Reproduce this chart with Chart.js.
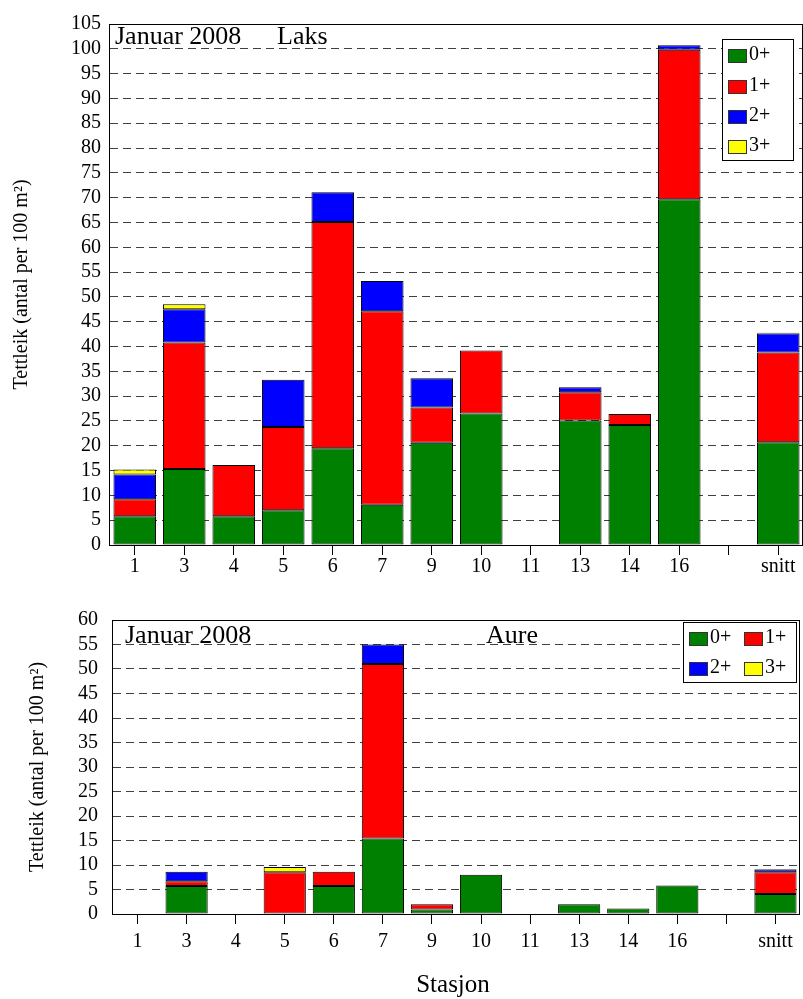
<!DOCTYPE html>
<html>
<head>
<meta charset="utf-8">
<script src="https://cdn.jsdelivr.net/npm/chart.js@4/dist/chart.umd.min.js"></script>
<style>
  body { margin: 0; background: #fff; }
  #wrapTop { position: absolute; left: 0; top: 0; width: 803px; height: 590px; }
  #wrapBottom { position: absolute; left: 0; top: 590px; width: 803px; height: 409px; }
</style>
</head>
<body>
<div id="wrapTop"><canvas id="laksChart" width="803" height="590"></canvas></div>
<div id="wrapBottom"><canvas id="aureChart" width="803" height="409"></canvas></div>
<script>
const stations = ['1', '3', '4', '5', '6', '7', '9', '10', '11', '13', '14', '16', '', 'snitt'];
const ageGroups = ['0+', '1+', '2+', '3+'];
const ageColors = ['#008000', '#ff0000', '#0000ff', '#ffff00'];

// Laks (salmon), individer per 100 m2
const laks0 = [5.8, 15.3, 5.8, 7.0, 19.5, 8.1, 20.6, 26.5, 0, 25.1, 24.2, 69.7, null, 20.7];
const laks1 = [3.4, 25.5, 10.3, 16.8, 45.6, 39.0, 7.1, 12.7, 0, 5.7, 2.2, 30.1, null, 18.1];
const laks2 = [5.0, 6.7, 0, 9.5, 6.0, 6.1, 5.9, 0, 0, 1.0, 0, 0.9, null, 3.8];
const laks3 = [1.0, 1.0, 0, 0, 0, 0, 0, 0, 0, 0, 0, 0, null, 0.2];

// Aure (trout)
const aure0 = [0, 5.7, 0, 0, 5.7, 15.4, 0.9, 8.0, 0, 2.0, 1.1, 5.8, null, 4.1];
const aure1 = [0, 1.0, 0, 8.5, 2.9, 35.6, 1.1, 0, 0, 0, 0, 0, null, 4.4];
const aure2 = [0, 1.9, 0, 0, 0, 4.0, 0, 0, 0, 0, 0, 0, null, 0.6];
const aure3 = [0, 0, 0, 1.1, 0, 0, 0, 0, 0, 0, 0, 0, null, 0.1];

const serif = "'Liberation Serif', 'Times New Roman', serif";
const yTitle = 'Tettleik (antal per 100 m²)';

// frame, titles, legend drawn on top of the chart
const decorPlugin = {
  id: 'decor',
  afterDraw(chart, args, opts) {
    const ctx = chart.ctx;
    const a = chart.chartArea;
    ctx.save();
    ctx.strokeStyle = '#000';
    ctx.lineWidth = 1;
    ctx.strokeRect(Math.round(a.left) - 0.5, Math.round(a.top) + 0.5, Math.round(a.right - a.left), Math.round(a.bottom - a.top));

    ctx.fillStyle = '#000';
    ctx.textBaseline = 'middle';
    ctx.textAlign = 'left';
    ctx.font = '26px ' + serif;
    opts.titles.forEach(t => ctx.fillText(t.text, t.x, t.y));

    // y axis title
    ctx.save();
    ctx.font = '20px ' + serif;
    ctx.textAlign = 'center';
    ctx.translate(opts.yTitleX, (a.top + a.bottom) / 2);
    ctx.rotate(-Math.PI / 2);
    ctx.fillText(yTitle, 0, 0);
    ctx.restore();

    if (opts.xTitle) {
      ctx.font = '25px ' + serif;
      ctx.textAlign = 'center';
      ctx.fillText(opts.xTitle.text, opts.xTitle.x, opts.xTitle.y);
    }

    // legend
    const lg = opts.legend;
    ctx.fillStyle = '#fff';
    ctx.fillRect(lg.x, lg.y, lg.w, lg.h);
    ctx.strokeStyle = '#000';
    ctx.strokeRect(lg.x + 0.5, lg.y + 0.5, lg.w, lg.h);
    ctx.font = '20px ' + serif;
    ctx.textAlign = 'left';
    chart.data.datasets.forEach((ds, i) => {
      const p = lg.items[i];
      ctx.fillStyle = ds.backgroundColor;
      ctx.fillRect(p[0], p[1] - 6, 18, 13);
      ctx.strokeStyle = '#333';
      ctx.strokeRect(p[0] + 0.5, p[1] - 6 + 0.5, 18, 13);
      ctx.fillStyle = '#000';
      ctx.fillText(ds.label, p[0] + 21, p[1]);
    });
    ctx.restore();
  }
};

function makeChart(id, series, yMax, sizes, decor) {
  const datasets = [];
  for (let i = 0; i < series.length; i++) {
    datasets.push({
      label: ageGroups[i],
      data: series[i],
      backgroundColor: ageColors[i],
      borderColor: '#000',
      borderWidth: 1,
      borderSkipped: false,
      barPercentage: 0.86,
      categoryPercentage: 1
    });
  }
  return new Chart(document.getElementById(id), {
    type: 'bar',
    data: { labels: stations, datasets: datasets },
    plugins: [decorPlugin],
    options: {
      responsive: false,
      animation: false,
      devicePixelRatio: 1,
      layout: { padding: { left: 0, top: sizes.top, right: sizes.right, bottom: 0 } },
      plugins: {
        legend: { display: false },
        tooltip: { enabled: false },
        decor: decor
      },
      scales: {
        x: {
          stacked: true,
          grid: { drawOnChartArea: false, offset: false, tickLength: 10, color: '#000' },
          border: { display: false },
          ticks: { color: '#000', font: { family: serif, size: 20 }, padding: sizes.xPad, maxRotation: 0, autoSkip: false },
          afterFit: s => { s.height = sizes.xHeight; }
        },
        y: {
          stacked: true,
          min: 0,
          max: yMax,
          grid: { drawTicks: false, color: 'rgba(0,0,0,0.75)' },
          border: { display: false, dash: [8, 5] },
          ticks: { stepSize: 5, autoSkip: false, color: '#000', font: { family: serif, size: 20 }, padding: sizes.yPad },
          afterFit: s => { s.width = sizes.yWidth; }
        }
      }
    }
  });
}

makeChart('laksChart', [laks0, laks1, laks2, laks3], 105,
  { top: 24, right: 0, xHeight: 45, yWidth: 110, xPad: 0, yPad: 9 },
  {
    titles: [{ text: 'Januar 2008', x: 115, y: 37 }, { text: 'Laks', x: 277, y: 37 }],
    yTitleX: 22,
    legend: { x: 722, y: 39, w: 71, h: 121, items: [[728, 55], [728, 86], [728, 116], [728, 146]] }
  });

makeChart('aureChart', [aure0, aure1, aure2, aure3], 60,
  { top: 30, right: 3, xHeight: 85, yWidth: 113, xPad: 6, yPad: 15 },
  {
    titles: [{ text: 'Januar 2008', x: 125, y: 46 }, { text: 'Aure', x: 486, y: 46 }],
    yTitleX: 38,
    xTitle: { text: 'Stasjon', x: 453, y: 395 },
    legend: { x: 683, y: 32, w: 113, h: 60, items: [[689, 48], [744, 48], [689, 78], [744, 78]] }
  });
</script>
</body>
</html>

## Requirement
From the first line of the material down to the line containing "const yTitle = 'Tettleik (antal per 100 m²)';", inclusive, return each line exactly, skipping any picture.

## Response
Reproduce this chart with Chart.js.
<!DOCTYPE html>
<html>
<head>
<meta charset="utf-8">
<script src="https://cdn.jsdelivr.net/npm/chart.js@4/dist/chart.umd.min.js"></script>
<style>
  body { margin: 0; background: #fff; }
  #wrapTop { position: absolute; left: 0; top: 0; width: 803px; height: 590px; }
  #wrapBottom { position: absolute; left: 0; top: 590px; width: 803px; height: 409px; }
</style>
</head>
<body>
<div id="wrapTop"><canvas id="laksChart" width="803" height="590"></canvas></div>
<div id="wrapBottom"><canvas id="aureChart" width="803" height="409"></canvas></div>
<script>
const stations = ['1', '3', '4', '5', '6', '7', '9', '10', '11', '13', '14', '16', '', 'snitt'];
const ageGroups = ['0+', '1+', '2+', '3+'];
const ageColors = ['#008000', '#ff0000', '#0000ff', '#ffff00'];

// Laks (salmon), individer per 100 m2
const laks0 = [5.8, 15.3, 5.8, 7.0, 19.5, 8.1, 20.6, 26.5, 0, 25.1, 24.2, 69.7, null, 20.7];
const laks1 = [3.4, 25.5, 10.3, 16.8, 45.6, 39.0, 7.1, 12.7, 0, 5.7, 2.2, 30.1, null, 18.1];
const laks2 = [5.0, 6.7, 0, 9.5, 6.0, 6.1, 5.9, 0, 0, 1.0, 0, 0.9, null, 3.8];
const laks3 = [1.0, 1.0, 0, 0, 0, 0, 0, 0, 0, 0, 0, 0, null, 0.2];

// Aure (trout)
const aure0 = [0, 5.7, 0, 0, 5.7, 15.4, 0.9, 8.0, 0, 2.0, 1.1, 5.8, null, 4.1];
const aure1 = [0, 1.0, 0, 8.5, 2.9, 35.6, 1.1, 0, 0, 0, 0, 0, null, 4.4];
const aure2 = [0, 1.9, 0, 0, 0, 4.0, 0, 0, 0, 0, 0, 0, null, 0.6];
const aure3 = [0, 0, 0, 1.1, 0, 0, 0, 0, 0, 0, 0, 0, null, 0.1];

const serif = "'Liberation Serif', 'Times New Roman', serif";
const yTitle = 'Tettleik (antal per 100 m²)';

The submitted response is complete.